Select MC4S Dataverse Link from the Linked service list.
Select Emission (msdyn_emission) from the Entity name list.
Select OK.
Review and test the connection and then select Publish all > Publish.
Create the output dataset
To create the output dataset, follow these steps:
On the left toolbar of the Azure Data Factory portal, select the Author icon, select the plus (+) symbol, and then select Dataset to add a dataset.
On the New dataset page, search for storage, select Azure Blob Storage, and then select Continue.
On the Select format page, select JSON, and then select Continue.
On the Set properties page, fill in the form as follows:
Enter any name, such as OutputEmissions.
Select Blob storage link from the Linked service dropdown list.
Enter adf-output / mc4s for the file path, and then leave the last box blank.
Select From sample file for Import schema.
Download this file locally and then select it with the Browse button.
Select OK.
Review and test the connection and then select Publish all > Publish.
Create a Data Factory pipeline
To create a Data Factory pipeline, follow these steps:
On the left toolbar of the Azure Data Factory portal, select the Author icon, select the plus (+) symbol, and then select Pipeline > Pipeline.
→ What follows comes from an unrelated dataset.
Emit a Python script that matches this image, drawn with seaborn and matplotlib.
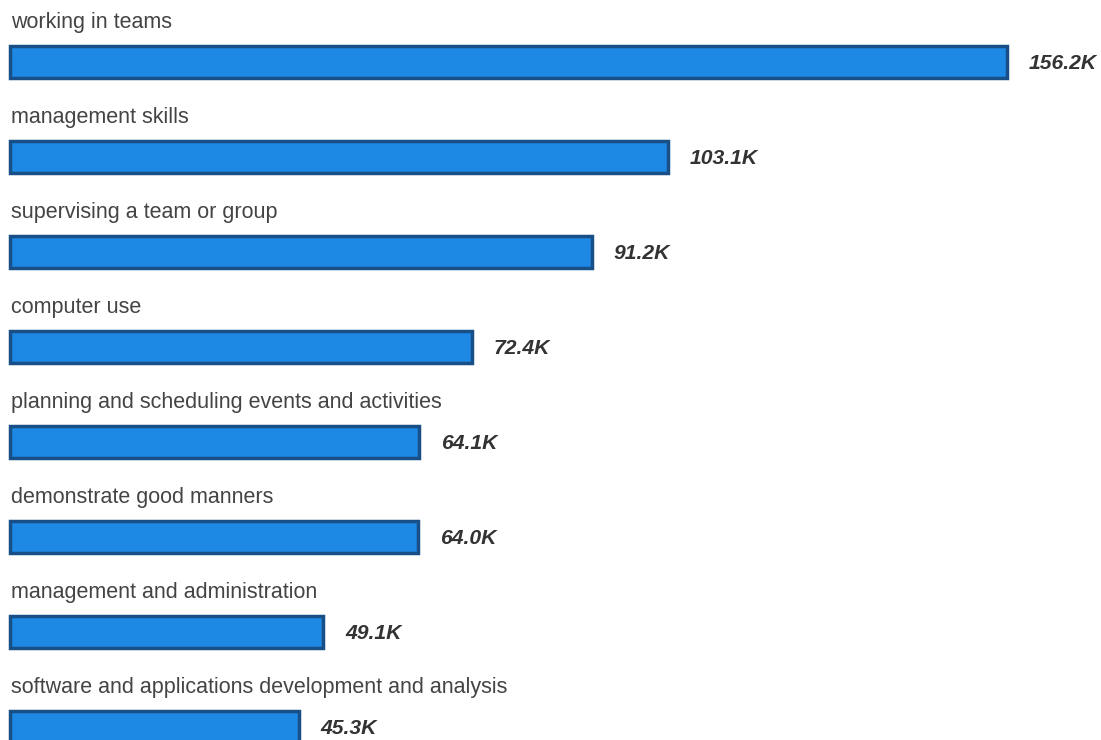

Expand Move & transform and then drag the Copy data activity into the design surface.
On the Source tab, select Emissions from the Source dataset dropdown menu.
On the Sink tab, select OutputEmissions from the Sink dataset dropdown menu, and then select Array of objects from the File pattern dropdown menu.
On the Mapping tab, select Import schemas.
Define the mapping as follows:
msdyn_transactiondate > TransactionDate
msdyn_activityname > Activity
msdyn_co2 > CO2E
Select Debug and then wait for the pipeline to run.
Select Publish all > Publish to save the pipeline. If you want to run the pipeline again without debugging, select Add trigger > Trigger now.
Return to the Azure portal and go to the storage account that you previously created.
Select Containers and then select the adf-output container.
Open the mc4s folder, select msdyn_emission.json, and then select Download.
Open the JSON file and confirm that the three mapped columns from the Emission table display in JSON format.